Since slaves were not encouraged to read or write (and were more often prohibited from doing so), there’s no record of how Peter Hemings thought or felt about his life, said Gayle Jessup White, a descendent of the Jefferson and Hemings families who serves as Monticello’s public relations and community engagement officer.
From letters, however, historians know that Jefferson appeared to think highly of Peter Hemings. Writing to James Madison, Jefferson described Peter Hemings as “uncommonly intelligent,” for example.
“Keep in mind that Jefferson wrote some of the most abusive and racist language regarding Black people on the one hand,” said Jessup White. “On the other hand, you have him describing an enslaved person, a Black person as ‘uncommonly intelligent.’ Add that to the paradox of Jefferson and the way he analyzed and perceived the people he enslaved.”

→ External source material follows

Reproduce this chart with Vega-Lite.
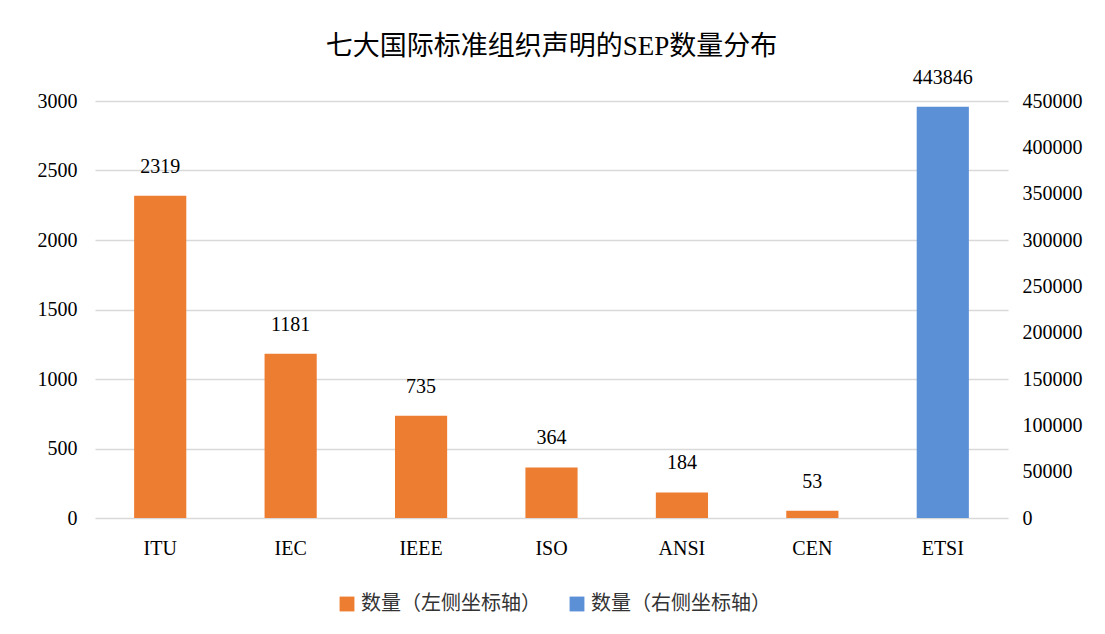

After Jefferson’s death in 1826, a free relative purchased Peter Hemings for $1 during an auction on Monticello’s West Lawn under a “gentleman’s agreement,” Jessup White said. Peter Hemings, then in his late 50s, lived out the rest of his life as a free man, working as a tailor in nearby Charlottesville. Unfortunately, his story doesn’t have a tidy happy ending, as his wife and children remained enslaved, Jessup White said.
Today, craft brewing is overwhelmingly white and male, an issue the industry is well aware of and has taken steps to remedy. But throughout history, the opposite has been true—women and slaves were largely responsible for brewing beer.
“In our time, it’s been easy to associate brewing and craft beer with a particular demographic—white men of a particular age with a particular background. That’s who gets to claim American craft brewing,” Bates said. “But when you talk about Peter Hemings, you correct that historical inaccuracy. The root of American brewing is in someone like Peter Hemings. It’s in the enslaved people who perfected this process.”
Throughout his work as an archaeologist and brewer, Rupp said he’s been very aware that people like him—white, cisgender, and straight—often ignore the stories of people who don’t fit that same description. His role as a historian and educator, he said, is to help amplify those often-overlooked stories.
“It is my duty to (stop) that tradition and tell the true story of beer at Monticello and celebrate the man responsible for brewing it,” Rupp said. “Peter Hemings' story must be told. The dehumanizing treatment of the Hemings family and all enslaved people at Monticello left them voiceless and often faceless.”
For her part, Jessup White is happy that enslaved families and individuals are starting to garner some attention in the modern era, through beer or otherwise.
She hopes that Americans of all identities are inspired by what people like Peter Hemings were able to accomplish, even while facing the physical and psychological obstacles of slavery. His story also serves as a grave reminder of slavery’s indiscriminate cruelty—even as a distinguished and highly trained brewer, Peter Hemings was still treated as property.
“Telling stories of the enslaved is essential for us to understand who we are as Americans,” Jessup White said. “Recognizing Peter Hemings’ contributions and recognizing the Black community he represents, there’s an acknowledgement of his humanity. That’s why these stories are so important, because [enslaved people] stop being this vague Black, brown, tan monolith in history and they start becoming real.”